*Exercise aim*:
The data below should be printed in full, exactly, and without any of its images.
═══
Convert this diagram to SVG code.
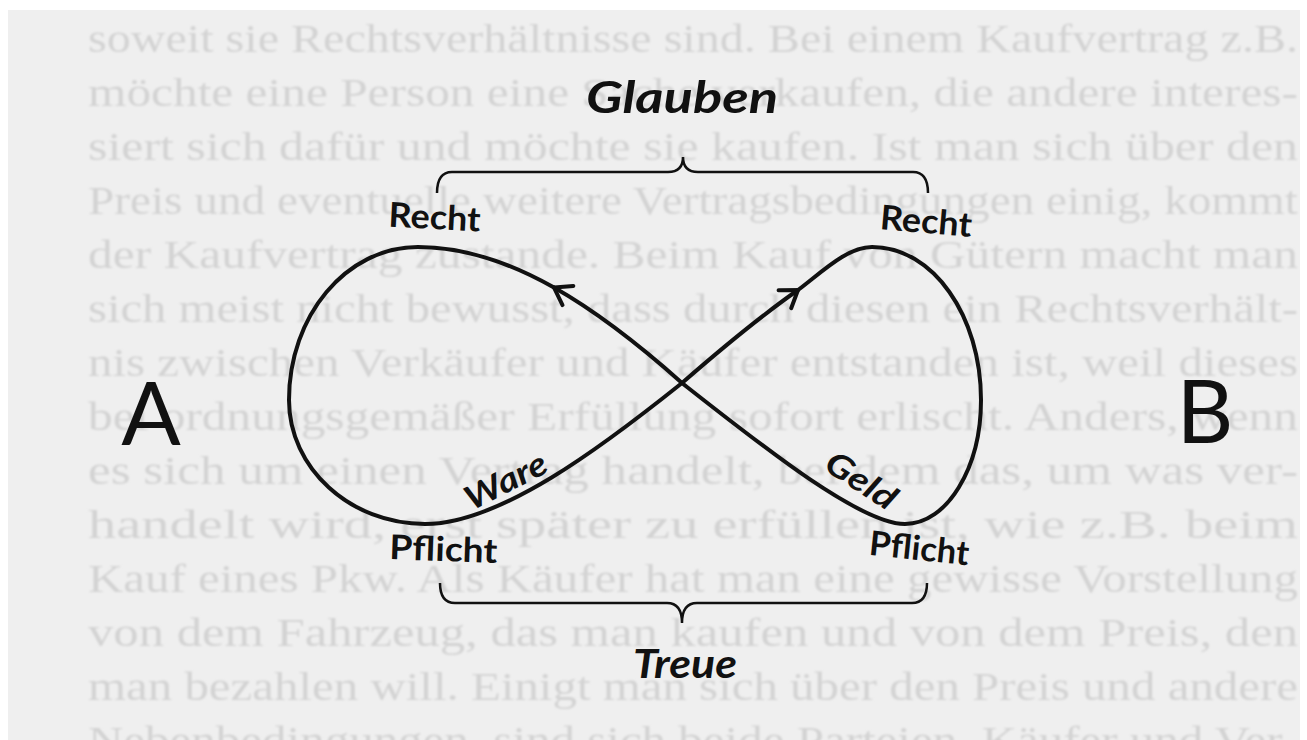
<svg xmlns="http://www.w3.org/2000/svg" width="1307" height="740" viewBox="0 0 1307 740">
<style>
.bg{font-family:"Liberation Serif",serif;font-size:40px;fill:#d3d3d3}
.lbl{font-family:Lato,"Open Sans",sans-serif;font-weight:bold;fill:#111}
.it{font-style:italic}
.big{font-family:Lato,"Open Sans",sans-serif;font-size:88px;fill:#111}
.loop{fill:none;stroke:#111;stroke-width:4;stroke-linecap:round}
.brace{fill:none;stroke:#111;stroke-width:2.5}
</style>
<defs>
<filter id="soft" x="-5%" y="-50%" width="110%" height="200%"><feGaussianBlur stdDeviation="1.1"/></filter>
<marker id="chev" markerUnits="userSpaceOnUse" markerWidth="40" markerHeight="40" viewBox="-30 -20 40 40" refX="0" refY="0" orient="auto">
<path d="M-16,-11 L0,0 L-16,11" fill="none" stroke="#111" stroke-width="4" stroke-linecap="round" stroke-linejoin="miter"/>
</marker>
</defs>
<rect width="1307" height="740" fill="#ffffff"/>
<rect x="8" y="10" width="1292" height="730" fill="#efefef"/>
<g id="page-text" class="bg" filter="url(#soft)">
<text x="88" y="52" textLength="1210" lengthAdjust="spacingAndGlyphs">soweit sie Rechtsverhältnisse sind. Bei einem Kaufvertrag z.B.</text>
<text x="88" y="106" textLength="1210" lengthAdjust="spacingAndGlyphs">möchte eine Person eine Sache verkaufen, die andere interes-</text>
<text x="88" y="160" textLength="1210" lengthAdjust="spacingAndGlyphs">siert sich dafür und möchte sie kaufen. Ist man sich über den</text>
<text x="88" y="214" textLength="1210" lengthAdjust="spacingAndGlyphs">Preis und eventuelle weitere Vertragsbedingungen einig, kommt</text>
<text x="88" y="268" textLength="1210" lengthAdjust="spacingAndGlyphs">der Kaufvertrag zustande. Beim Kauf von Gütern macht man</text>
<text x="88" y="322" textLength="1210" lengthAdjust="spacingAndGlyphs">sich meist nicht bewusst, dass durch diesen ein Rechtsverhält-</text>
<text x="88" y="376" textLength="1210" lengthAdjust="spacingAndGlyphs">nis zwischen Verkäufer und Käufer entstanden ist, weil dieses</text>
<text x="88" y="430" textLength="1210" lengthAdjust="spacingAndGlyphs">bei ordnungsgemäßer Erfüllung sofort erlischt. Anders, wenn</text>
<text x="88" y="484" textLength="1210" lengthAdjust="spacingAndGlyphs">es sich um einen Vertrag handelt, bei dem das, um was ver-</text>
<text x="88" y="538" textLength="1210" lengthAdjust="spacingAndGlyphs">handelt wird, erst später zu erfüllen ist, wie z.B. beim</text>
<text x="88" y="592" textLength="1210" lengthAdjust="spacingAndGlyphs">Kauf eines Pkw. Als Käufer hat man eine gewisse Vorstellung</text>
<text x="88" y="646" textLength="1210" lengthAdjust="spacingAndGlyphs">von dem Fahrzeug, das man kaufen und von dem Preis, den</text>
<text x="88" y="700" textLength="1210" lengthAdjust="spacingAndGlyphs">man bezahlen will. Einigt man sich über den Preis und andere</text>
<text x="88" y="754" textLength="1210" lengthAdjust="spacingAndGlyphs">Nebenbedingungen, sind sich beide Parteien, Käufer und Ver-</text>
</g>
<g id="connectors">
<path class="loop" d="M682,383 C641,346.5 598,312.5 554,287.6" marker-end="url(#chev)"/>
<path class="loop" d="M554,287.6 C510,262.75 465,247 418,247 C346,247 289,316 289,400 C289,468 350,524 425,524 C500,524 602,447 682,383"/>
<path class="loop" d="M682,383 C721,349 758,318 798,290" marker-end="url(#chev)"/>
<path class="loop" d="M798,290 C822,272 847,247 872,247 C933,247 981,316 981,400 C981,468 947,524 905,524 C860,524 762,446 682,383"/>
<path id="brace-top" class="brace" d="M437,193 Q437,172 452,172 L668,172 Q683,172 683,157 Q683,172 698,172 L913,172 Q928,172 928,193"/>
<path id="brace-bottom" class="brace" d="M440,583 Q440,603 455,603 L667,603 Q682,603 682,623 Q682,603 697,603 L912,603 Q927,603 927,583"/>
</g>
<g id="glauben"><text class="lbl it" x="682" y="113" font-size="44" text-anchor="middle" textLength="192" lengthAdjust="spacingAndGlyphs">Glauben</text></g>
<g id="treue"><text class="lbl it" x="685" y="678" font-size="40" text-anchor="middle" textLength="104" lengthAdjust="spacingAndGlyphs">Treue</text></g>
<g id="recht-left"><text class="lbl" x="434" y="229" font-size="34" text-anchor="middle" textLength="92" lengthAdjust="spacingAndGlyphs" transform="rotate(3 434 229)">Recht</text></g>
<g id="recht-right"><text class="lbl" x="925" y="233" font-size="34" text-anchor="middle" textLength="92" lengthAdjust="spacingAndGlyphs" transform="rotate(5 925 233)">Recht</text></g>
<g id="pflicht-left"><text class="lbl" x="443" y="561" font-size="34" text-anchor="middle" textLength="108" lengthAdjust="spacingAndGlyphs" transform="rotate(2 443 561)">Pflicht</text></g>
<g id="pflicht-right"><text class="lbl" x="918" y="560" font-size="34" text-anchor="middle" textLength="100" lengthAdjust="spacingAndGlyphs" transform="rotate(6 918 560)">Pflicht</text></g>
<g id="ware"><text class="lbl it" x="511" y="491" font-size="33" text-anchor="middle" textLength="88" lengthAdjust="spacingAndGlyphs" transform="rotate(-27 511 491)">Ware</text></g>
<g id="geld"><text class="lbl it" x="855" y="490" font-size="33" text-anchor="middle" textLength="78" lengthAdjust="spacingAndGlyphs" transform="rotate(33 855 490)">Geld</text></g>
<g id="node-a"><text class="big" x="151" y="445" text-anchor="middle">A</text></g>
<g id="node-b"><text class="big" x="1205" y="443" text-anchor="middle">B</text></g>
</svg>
═══
*Problem solution*:
Convert this diagram to SVG code.
<svg xmlns="http://www.w3.org/2000/svg" width="1307" height="740" viewBox="0 0 1307 740">
<style>
.bg{font-family:"Liberation Serif",serif;font-size:40px;fill:#d3d3d3}
.lbl{font-family:Lato,"Open Sans",sans-serif;font-weight:bold;fill:#111}
.it{font-style:italic}
.big{font-family:Lato,"Open Sans",sans-serif;font-size:88px;fill:#111}
.loop{fill:none;stroke:#111;stroke-width:4;stroke-linecap:round}
.brace{fill:none;stroke:#111;stroke-width:2.5}
</style>
<defs>
<filter id="soft" x="-5%" y="-50%" width="110%" height="200%"><feGaussianBlur stdDeviation="1.1"/></filter>
<marker id="chev" markerUnits="userSpaceOnUse" markerWidth="40" markerHeight="40" viewBox="-30 -20 40 40" refX="0" refY="0" orient="auto">
<path d="M-16,-11 L0,0 L-16,11" fill="none" stroke="#111" stroke-width="4" stroke-linecap="round" stroke-linejoin="miter"/>
</marker>
</defs>
<rect width="1307" height="740" fill="#ffffff"/>
<rect x="8" y="10" width="1292" height="730" fill="#efefef"/>
<g id="page-text" class="bg" filter="url(#soft)">
<text x="88" y="52" textLength="1210" lengthAdjust="spacingAndGlyphs">soweit sie Rechtsverhältnisse sind. Bei einem Kaufvertrag z.B.</text>
<text x="88" y="106" textLength="1210" lengthAdjust="spacingAndGlyphs">möchte eine Person eine Sache verkaufen, die andere interes-</text>
<text x="88" y="160" textLength="1210" lengthAdjust="spacingAndGlyphs">siert sich dafür und möchte sie kaufen. Ist man sich über den</text>
<text x="88" y="214" textLength="1210" lengthAdjust="spacingAndGlyphs">Preis und eventuelle weitere Vertragsbedingungen einig, kommt</text>
<text x="88" y="268" textLength="1210" lengthAdjust="spacingAndGlyphs">der Kaufvertrag zustande. Beim Kauf von Gütern macht man</text>
<text x="88" y="322" textLength="1210" lengthAdjust="spacingAndGlyphs">sich meist nicht bewusst, dass durch diesen ein Rechtsverhält-</text>
<text x="88" y="376" textLength="1210" lengthAdjust="spacingAndGlyphs">nis zwischen Verkäufer und Käufer entstanden ist, weil dieses</text>
<text x="88" y="430" textLength="1210" lengthAdjust="spacingAndGlyphs">bei ordnungsgemäßer Erfüllung sofort erlischt. Anders, wenn</text>
<text x="88" y="484" textLength="1210" lengthAdjust="spacingAndGlyphs">es sich um einen Vertrag handelt, bei dem das, um was ver-</text>
<text x="88" y="538" textLength="1210" lengthAdjust="spacingAndGlyphs">handelt wird, erst später zu erfüllen ist, wie z.B. beim</text>
<text x="88" y="592" textLength="1210" lengthAdjust="spacingAndGlyphs">Kauf eines Pkw. Als Käufer hat man eine gewisse Vorstellung</text>
<text x="88" y="646" textLength="1210" lengthAdjust="spacingAndGlyphs">von dem Fahrzeug, das man kaufen und von dem Preis, den</text>
<text x="88" y="700" textLength="1210" lengthAdjust="spacingAndGlyphs">man bezahlen will. Einigt man sich über den Preis und andere</text>
<text x="88" y="754" textLength="1210" lengthAdjust="spacingAndGlyphs">Nebenbedingungen, sind sich beide Parteien, Käufer und Ver-</text>
</g>
<g id="connectors">
<path class="loop" d="M682,383 C641,346.5 598,312.5 554,287.6" marker-end="url(#chev)"/>
<path class="loop" d="M554,287.6 C510,262.75 465,247 418,247 C346,247 289,316 289,400 C289,468 350,524 425,524 C500,524 602,447 682,383"/>
<path class="loop" d="M682,383 C721,349 758,318 798,290" marker-end="url(#chev)"/>
<path class="loop" d="M798,290 C822,272 847,247 872,247 C933,247 981,316 981,400 C981,468 947,524 905,524 C860,524 762,446 682,383"/>
<path id="brace-top" class="brace" d="M437,193 Q437,172 452,172 L668,172 Q683,172 683,157 Q683,172 698,172 L913,172 Q928,172 928,193"/>
<path id="brace-bottom" class="brace" d="M440,583 Q440,603 455,603 L667,603 Q682,603 682,623 Q682,603 697,603 L912,603 Q927,603 927,583"/>
</g>
<g id="glauben"><text class="lbl it" x="682" y="113" font-size="44" text-anchor="middle" textLength="192" lengthAdjust="spacingAndGlyphs">Glauben</text></g>
<g id="treue"><text class="lbl it" x="685" y="678" font-size="40" text-anchor="middle" textLength="104" lengthAdjust="spacingAndGlyphs">Treue</text></g>
<g id="recht-left"><text class="lbl" x="434" y="229" font-size="34" text-anchor="middle" textLength="92" lengthAdjust="spacingAndGlyphs" transform="rotate(3 434 229)">Recht</text></g>
<g id="recht-right"><text class="lbl" x="925" y="233" font-size="34" text-anchor="middle" textLength="92" lengthAdjust="spacingAndGlyphs" transform="rotate(5 925 233)">Recht</text></g>
<g id="pflicht-left"><text class="lbl" x="443" y="561" font-size="34" text-anchor="middle" textLength="108" lengthAdjust="spacingAndGlyphs" transform="rotate(2 443 561)">Pflicht</text></g>
<g id="pflicht-right"><text class="lbl" x="918" y="560" font-size="34" text-anchor="middle" textLength="100" lengthAdjust="spacingAndGlyphs" transform="rotate(6 918 560)">Pflicht</text></g>
<g id="ware"><text class="lbl it" x="511" y="491" font-size="33" text-anchor="middle" textLength="88" lengthAdjust="spacingAndGlyphs" transform="rotate(-27 511 491)">Ware</text></g>
<g id="geld"><text class="lbl it" x="855" y="490" font-size="33" text-anchor="middle" textLength="78" lengthAdjust="spacingAndGlyphs" transform="rotate(33 855 490)">Geld</text></g>
<g id="node-a"><text class="big" x="151" y="445" text-anchor="middle">A</text></g>
<g id="node-b"><text class="big" x="1205" y="443" text-anchor="middle">B</text></g>
</svg>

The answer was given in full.